The gas wagon was the worst-kept secret in Ukraine, possibly in the entire Nazi-occupied East.

Prosecutor:From whom did you first hear about this gas van?

Kosch:I first heard of it from N.C.O. Hass. Previously Hass had been in the central sector of the Eastern Front and said he had seen the gas van on the outskirts of Smolensk and in Vitebsk and Byelgorod. I also heard about it from Winn and Bernhold, who served in the 179th Battalion, 79th German Infantry Division. These men also said they had seen and heard about the gas vans in the central sector.

The second-worst kept Nazi secret was the unearthing and cremating of bodies at the many killing fields across Ukraine and the occupied territories in a futile attempt to destroy the evidence of the genocide. The obsession with hiding these public crimes which could not be hidden bespoke awareness on the part of the Nazi leadership, starting with Hitler, that it was engaged in unprecedented acts of criminality which violated every written and unwritten rule of warfare.

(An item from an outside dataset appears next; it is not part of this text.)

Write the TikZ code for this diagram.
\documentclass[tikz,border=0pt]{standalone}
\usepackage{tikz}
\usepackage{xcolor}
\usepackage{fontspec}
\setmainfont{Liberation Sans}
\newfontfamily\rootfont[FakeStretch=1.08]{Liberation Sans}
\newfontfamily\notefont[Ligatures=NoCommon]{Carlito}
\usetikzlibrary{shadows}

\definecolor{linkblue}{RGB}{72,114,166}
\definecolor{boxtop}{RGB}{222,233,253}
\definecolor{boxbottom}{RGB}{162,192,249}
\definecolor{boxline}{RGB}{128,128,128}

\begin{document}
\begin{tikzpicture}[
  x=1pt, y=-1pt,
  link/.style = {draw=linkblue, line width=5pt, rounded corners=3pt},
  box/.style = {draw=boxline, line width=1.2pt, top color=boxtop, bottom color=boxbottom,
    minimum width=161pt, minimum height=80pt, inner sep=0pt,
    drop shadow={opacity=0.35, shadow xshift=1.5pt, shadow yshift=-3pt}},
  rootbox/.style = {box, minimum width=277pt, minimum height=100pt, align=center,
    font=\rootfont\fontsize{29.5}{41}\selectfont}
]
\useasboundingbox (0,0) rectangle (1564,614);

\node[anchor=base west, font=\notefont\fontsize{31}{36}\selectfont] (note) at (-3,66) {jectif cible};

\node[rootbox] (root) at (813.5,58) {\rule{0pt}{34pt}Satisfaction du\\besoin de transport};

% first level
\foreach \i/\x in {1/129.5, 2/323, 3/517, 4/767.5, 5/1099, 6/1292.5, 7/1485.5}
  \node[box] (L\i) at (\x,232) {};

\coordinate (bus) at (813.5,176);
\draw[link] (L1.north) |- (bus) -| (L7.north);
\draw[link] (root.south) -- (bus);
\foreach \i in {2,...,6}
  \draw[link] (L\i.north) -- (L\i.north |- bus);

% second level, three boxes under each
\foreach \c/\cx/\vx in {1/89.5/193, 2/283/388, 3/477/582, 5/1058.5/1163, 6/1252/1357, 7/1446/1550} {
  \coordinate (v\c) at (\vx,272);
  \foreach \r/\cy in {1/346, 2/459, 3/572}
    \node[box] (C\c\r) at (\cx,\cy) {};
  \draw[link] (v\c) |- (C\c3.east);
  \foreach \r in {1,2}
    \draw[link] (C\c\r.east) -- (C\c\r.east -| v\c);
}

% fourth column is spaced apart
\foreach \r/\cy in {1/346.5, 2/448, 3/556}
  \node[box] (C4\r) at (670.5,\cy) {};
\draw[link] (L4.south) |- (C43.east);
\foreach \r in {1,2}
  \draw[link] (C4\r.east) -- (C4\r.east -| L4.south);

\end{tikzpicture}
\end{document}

Hitler, Himmler, and the rest feared for themselves the judgment day which had now arrived for three of their tools, murderous minions named Langheld, Ritz, and Retzlaff. Over the course of three days in the Opera House the Soviet prosecutors had laid out the panoply of Nazi crimes and atrocities visited on Ukraine and Kharkov in particular. On the morning of December 18, it was the task of chief state prosecutor Col. N.K. Dunayev in his closing statement to summarize a litany of violence and sadism which beggared the imagination.

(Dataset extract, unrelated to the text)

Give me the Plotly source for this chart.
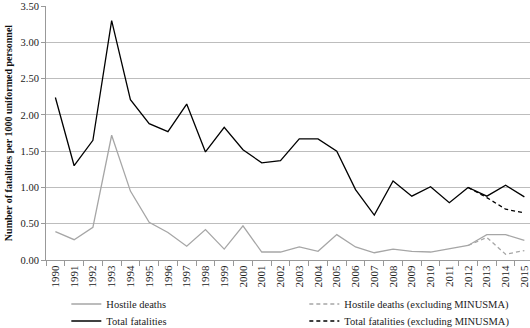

“Citizen judges, since the treacherous attack of Hitlerite Germany on our motherland, the peoples of the Soviet Union learn of new crimes each day, new monstrous villainies committed by the German fascist invaders of our land,” Dunayev began. “Mountains of bestially murdered, peaceful Soviet citizens have been piled up by the Hitlerites wherever they have set their foot. Thousands of murdered children, of women and aged people killed, of sick war prisoners burned to death—such are the ghastly traces left by German occupation. Turning over the gory pages of this case, one might think that one is dealing with the darkest period of medieval barbarism which, however, has been far outstripped by the German hangmen of our times.”

In a clear signal that the trial of the four defendants was also—perhaps even primarily—a trial of Hitler and the Third Reich in absentia , Dunayev named the international laws which Germany had signed—the Hague Convention of 1907, the Geneva Convention of 1929—then tossed aside when it suited Hitler’s purposes. “Having solemnly endorsed these Conventions of her own free will, Germany then cynically and basely violated them, just as she violated the treaties of peace she has concluded,” said Dunayev, no doubt referring to the 1939 non-aggression treaty with Stalin which Hitler casually crumpled the day he sent three million men and three thousand tanks across the Soviet border in June 1941.